WORK INSTRUCTIONS: Filter for the word "document" and keep each matching line.

— start ROWS —

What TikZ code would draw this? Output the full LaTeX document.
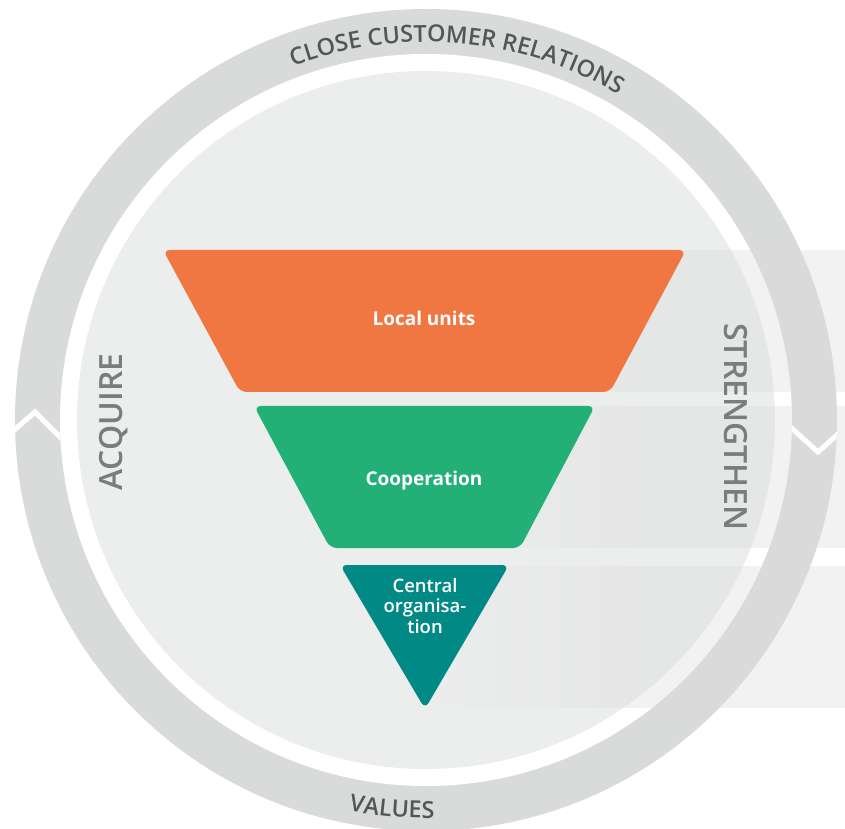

— end ROWS —
— start ROWS —

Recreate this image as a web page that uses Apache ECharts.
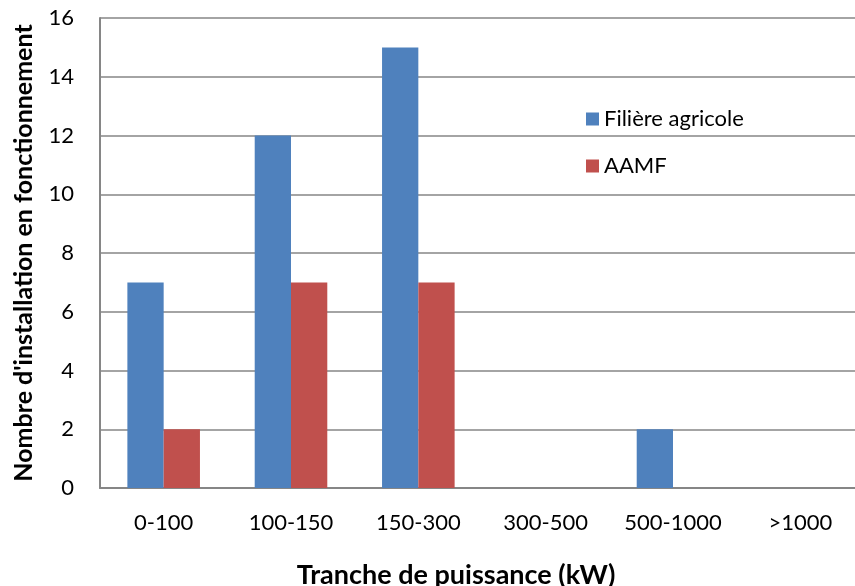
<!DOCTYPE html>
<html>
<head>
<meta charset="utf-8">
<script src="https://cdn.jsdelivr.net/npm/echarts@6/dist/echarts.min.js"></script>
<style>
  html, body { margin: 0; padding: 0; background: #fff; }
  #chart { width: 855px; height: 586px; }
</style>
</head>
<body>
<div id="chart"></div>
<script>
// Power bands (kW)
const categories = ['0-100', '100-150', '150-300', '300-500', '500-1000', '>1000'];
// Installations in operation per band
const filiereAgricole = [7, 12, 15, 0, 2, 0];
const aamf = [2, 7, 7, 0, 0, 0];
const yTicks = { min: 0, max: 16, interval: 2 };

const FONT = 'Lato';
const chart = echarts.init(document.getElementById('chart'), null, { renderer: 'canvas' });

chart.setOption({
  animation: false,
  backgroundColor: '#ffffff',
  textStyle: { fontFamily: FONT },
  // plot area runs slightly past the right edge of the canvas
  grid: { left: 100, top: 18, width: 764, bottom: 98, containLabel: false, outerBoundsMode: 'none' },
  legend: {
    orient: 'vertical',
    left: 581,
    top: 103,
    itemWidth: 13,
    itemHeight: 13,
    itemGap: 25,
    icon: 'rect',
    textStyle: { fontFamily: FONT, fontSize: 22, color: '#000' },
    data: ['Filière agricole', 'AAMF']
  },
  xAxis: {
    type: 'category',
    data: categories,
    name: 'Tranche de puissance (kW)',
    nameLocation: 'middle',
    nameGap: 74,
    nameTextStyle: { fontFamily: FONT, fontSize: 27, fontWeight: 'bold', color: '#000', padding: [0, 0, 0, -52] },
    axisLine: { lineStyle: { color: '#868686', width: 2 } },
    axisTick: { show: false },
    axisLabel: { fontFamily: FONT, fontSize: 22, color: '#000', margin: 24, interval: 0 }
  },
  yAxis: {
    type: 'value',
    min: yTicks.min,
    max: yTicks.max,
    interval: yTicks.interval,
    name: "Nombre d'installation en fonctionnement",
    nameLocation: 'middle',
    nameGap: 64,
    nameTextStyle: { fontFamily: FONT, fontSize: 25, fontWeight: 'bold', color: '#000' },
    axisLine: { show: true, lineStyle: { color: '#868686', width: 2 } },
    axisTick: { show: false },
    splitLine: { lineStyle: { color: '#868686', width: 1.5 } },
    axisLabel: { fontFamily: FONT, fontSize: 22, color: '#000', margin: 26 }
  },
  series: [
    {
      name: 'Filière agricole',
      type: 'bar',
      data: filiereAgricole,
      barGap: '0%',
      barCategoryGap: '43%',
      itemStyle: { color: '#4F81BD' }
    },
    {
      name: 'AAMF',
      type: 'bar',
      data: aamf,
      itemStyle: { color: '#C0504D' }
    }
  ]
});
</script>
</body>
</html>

— end ROWS —

IN RESPONSE:
What TikZ code would draw this? Output the full LaTeX document.
const chart = echarts.init(document.getElementById('chart'), null, { renderer: 'canvas' });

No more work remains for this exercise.